Pool Running (and a whole lot of crazy)

Unfortunately, I’ve been doing more of this than anything else. I went for an easy 3.5 mile run the day after my century ride, which probably wasn’t smart. I had good energy, but I also had a sore right calf (more on the side). It wasn’t too bad, but seemed a little worse once I stopped. I took Monday off (I usually do), but Tuesday morning, it was still sore. So, I was at the pool Tuesday and Wednesday. By Thursday, it was feeling much better so I went for an easy four mile run. Friday, the soreness was gone, but it’s another rest day for me, anyway.

Saturday, 8 miles into a 13 mile run, my knee pain that had started in July came back. I completely freaked out. It was just one twinge, but I knew that was all it took. Energy-wise, I had been feeling pretty good. So good, in fact, that I was probably running faster than I should have been. I was purposely not looking at my Garmin, but figured I was running 9 minute miles (I would later learn that what had felt like 9 minute miles, were in fact 9:30 miles, but I don’t even want to talk about that.) I backed off the pace and took a shortcut back to my car (10 miles total).

I haven’t run since. My knee is definitely sore, but only when I do a deep knee bend. I’ve felt several more painful twinges, which I’m trying to convince myself were just in my head. I made an appointment with Dr. Wilder for next week, though. My plan is to take an entire week off from running, then try a test run. Otherwise, I’ll have to go into my appointment and say, “Well Doc, my knee hurt pretty bad for a minute on my run two weeks ago. I’m not sure if it hurts now, or not. I felt some twinges that may or may not have been in my head. What do you think it is, Doc?”

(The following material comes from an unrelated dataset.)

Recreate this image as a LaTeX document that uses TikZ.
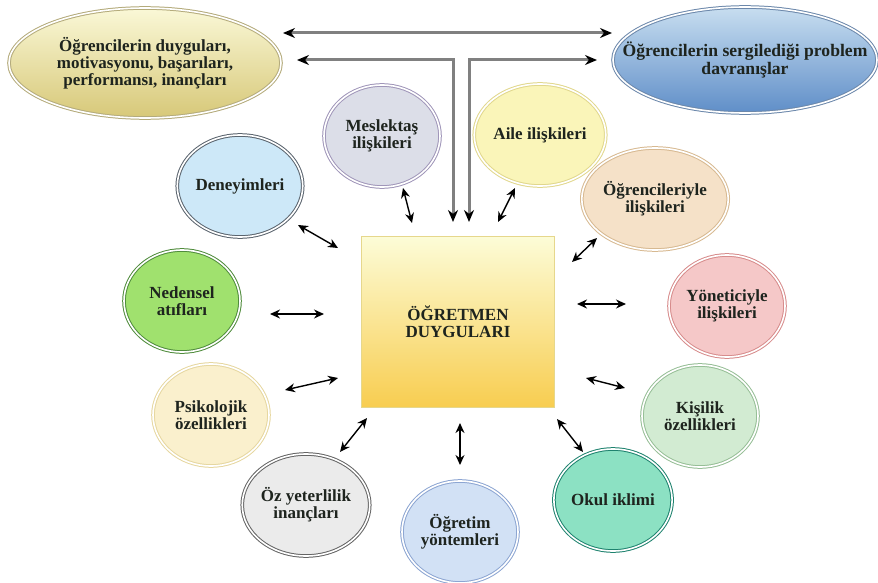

I’m pretty sure he’d tell me that I need to make an appointment with a different kind of doctor. And he’d be right. I’m certifiable.

Obviously, though, I think something is wrong. If I thought I could run (believe me!) I’d be running.

Restorative Yoga

I signed up a week in advance, knowing that it would be a great class to take the day after my century.

That day, I almost called and cancelled, though. I just didn’t feel like driving all the way into town. If I wasn’t signed up, there’s no way I would have gone. But I did go, and it was probably a good decision.

There was a different instructor, but the class was similar to the last one I’d taken. It started out a little frustrating. The first pose we did hurt my lower back. I tried several modifications, and the instructor gave me some suggestions as well, but I just couldn’t find a position that didn’t hurt. I ended up just doing child’s pose instead. Everything was fine after that.

Gentle Hatha Yoga

More of the same. Another great class.

Hatha Yoga

A new-to-me class and instructor. We started out with a crazy-looking move that I had never done before, which involved rocking from seated position with legs outstretched, onto our backs with our feet over our heads and back again. It looked a lot harder than it was. It was actually kind of fun.

I found this class quite challenging. Hilary’s Vinyasa classes move at an insane pace, and I end up drenched in sweat, but I prefer that to holding a difficult pose FOREVER. There were a few times in this class when I felt like the instructor was just being mean. I wondered if she was waiting to see how long it would take for us to give up and come out of the poses. My legs and arms shook, but I held on.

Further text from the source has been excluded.